→ **Excerpted records**:
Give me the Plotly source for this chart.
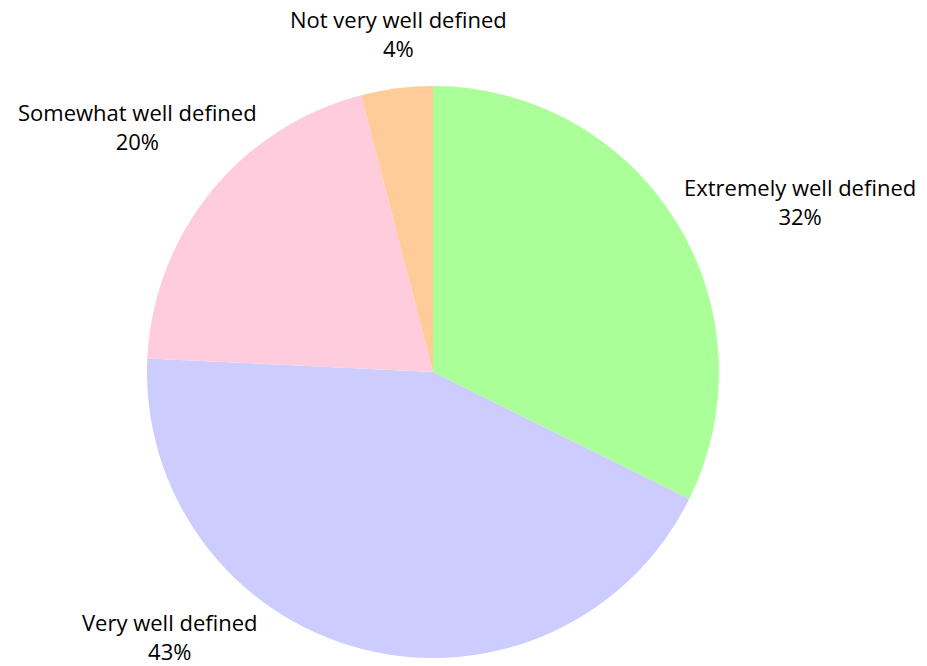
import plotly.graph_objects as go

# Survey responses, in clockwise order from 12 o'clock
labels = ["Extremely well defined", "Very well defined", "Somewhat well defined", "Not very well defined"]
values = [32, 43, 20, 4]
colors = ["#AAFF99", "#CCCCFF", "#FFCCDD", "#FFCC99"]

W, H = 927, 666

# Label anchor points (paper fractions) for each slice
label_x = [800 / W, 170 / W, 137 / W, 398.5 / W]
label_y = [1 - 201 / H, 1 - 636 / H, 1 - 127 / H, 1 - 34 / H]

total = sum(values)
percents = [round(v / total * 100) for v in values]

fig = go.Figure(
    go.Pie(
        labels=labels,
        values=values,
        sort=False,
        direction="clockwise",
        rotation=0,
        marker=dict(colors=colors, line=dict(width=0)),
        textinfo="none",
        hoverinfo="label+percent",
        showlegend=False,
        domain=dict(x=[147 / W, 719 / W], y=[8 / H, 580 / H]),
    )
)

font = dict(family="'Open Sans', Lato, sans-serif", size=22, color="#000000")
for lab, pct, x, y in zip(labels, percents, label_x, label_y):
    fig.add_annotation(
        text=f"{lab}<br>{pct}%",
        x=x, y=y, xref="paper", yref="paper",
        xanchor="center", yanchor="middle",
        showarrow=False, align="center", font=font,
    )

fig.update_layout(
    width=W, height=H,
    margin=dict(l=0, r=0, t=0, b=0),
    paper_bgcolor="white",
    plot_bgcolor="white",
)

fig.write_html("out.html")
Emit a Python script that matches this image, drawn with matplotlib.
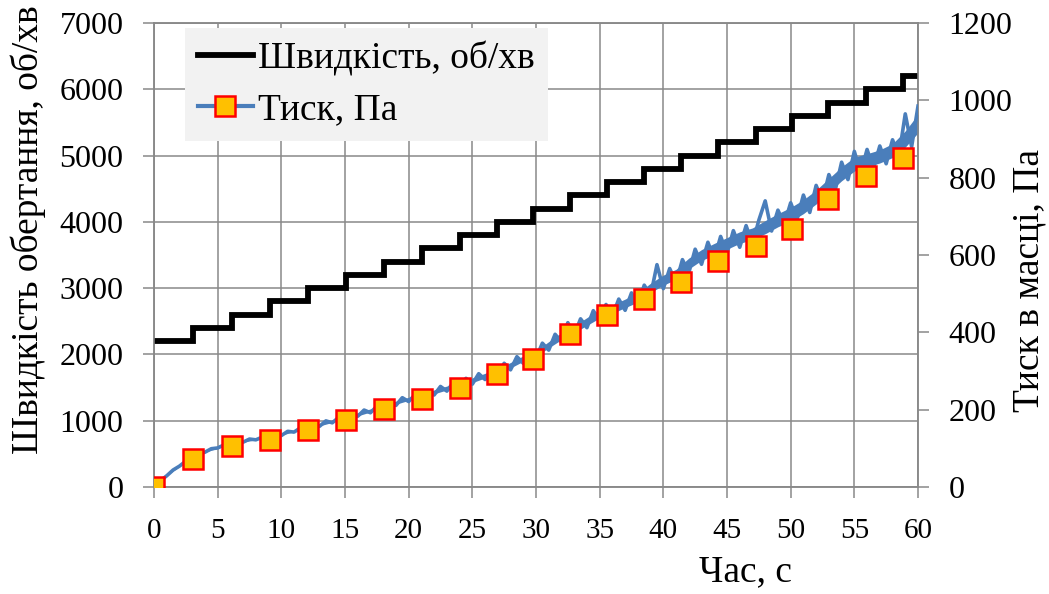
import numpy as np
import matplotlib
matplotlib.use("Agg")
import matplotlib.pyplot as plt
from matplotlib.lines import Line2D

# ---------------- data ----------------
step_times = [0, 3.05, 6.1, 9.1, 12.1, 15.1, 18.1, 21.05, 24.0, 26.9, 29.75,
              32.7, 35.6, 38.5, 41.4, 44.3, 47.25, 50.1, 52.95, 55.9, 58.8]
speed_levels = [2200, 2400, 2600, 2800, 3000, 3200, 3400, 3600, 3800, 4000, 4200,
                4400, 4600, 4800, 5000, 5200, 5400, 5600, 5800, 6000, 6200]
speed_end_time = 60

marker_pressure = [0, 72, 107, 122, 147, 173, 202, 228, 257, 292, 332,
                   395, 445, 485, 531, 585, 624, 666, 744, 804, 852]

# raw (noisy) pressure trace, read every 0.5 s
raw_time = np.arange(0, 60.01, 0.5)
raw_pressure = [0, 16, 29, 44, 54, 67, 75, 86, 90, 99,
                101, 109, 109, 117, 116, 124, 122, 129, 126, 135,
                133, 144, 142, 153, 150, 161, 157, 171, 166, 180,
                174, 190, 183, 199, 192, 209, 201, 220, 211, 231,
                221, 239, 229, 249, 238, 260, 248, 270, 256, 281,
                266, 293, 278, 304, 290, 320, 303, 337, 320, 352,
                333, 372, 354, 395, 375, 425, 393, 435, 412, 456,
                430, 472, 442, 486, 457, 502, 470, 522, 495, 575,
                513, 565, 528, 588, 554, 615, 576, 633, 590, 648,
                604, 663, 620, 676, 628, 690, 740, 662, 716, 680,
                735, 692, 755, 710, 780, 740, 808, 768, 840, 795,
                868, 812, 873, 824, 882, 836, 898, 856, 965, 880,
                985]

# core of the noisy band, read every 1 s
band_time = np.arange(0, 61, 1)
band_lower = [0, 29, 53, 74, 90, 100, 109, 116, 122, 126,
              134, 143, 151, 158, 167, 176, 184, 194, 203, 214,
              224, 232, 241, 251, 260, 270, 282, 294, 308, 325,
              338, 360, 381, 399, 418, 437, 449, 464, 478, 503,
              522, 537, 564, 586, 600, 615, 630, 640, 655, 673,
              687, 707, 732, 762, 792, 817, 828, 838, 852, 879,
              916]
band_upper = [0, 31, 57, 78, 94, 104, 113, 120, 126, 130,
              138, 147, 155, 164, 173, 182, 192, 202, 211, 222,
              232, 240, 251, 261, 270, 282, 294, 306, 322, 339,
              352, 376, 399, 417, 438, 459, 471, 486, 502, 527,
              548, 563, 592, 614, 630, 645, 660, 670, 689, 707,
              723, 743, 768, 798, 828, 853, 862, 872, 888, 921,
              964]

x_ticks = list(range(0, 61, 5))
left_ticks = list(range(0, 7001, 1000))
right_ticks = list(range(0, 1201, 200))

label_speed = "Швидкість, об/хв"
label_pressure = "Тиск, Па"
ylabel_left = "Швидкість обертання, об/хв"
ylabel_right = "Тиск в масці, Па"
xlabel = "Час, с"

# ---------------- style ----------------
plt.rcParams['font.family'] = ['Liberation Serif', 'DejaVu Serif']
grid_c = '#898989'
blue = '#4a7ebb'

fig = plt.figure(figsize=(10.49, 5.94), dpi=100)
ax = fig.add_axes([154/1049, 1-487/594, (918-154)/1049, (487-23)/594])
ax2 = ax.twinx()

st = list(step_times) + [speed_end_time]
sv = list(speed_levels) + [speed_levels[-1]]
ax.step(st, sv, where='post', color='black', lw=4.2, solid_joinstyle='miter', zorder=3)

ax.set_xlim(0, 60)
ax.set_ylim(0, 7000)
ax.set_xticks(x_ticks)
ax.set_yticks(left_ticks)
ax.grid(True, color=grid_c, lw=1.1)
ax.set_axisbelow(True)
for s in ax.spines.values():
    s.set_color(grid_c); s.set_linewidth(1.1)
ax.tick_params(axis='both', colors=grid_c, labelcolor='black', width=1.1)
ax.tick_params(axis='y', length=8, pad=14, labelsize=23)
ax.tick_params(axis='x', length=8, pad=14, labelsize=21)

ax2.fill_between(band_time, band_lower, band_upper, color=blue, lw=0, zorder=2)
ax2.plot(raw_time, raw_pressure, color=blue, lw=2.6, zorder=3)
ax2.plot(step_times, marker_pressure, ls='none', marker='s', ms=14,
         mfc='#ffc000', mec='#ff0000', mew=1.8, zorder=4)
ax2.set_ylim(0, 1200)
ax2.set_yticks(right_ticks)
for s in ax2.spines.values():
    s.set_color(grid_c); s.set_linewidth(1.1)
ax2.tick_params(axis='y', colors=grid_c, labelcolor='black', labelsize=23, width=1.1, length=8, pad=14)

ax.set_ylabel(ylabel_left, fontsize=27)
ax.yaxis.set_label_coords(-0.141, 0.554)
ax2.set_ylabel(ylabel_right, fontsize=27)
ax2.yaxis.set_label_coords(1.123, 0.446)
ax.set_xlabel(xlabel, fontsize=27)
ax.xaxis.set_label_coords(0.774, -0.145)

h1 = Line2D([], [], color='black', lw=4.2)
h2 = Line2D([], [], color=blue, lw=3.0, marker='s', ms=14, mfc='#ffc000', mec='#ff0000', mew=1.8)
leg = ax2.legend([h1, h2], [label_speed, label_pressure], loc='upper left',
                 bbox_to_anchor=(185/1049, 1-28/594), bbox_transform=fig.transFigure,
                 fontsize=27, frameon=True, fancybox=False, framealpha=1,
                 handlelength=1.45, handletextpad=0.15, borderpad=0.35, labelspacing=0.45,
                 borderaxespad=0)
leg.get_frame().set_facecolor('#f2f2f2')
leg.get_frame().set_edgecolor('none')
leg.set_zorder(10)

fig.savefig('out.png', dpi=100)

→ **Stated exercise**: Repeat only what runs from the first line of the records above to the line with "395, 445, 485, 531, 585, 624, 666, 744, 804, 852]", both included, word for word, minus the pictures.

→ **Correct response**:
Give me the Plotly source for this chart.
import plotly.graph_objects as go

# Survey responses, in clockwise order from 12 o'clock
labels = ["Extremely well defined", "Very well defined", "Somewhat well defined", "Not very well defined"]
values = [32, 43, 20, 4]
colors = ["#AAFF99", "#CCCCFF", "#FFCCDD", "#FFCC99"]

W, H = 927, 666

# Label anchor points (paper fractions) for each slice
label_x = [800 / W, 170 / W, 137 / W, 398.5 / W]
label_y = [1 - 201 / H, 1 - 636 / H, 1 - 127 / H, 1 - 34 / H]

total = sum(values)
percents = [round(v / total * 100) for v in values]

fig = go.Figure(
    go.Pie(
        labels=labels,
        values=values,
        sort=False,
        direction="clockwise",
        rotation=0,
        marker=dict(colors=colors, line=dict(width=0)),
        textinfo="none",
        hoverinfo="label+percent",
        showlegend=False,
        domain=dict(x=[147 / W, 719 / W], y=[8 / H, 580 / H]),
    )
)

font = dict(family="'Open Sans', Lato, sans-serif", size=22, color="#000000")
for lab, pct, x, y in zip(labels, percents, label_x, label_y):
    fig.add_annotation(
        text=f"{lab}<br>{pct}%",
        x=x, y=y, xref="paper", yref="paper",
        xanchor="center", yanchor="middle",
        showarrow=False, align="center", font=font,
    )

fig.update_layout(
    width=W, height=H,
    margin=dict(l=0, r=0, t=0, b=0),
    paper_bgcolor="white",
    plot_bgcolor="white",
)

fig.write_html("out.html")
Emit a Python script that matches this image, drawn with matplotlib.
import numpy as np
import matplotlib
matplotlib.use("Agg")
import matplotlib.pyplot as plt
from matplotlib.lines import Line2D

# ---------------- data ----------------
step_times = [0, 3.05, 6.1, 9.1, 12.1, 15.1, 18.1, 21.05, 24.0, 26.9, 29.75,
              32.7, 35.6, 38.5, 41.4, 44.3, 47.25, 50.1, 52.95, 55.9, 58.8]
speed_levels = [2200, 2400, 2600, 2800, 3000, 3200, 3400, 3600, 3800, 4000, 4200,
                4400, 4600, 4800, 5000, 5200, 5400, 5600, 5800, 6000, 6200]
speed_end_time = 60

marker_pressure = [0, 72, 107, 122, 147, 173, 202, 228, 257, 292, 332,
                   395, 445, 485, 531, 585, 624, 666, 744, 804, 852]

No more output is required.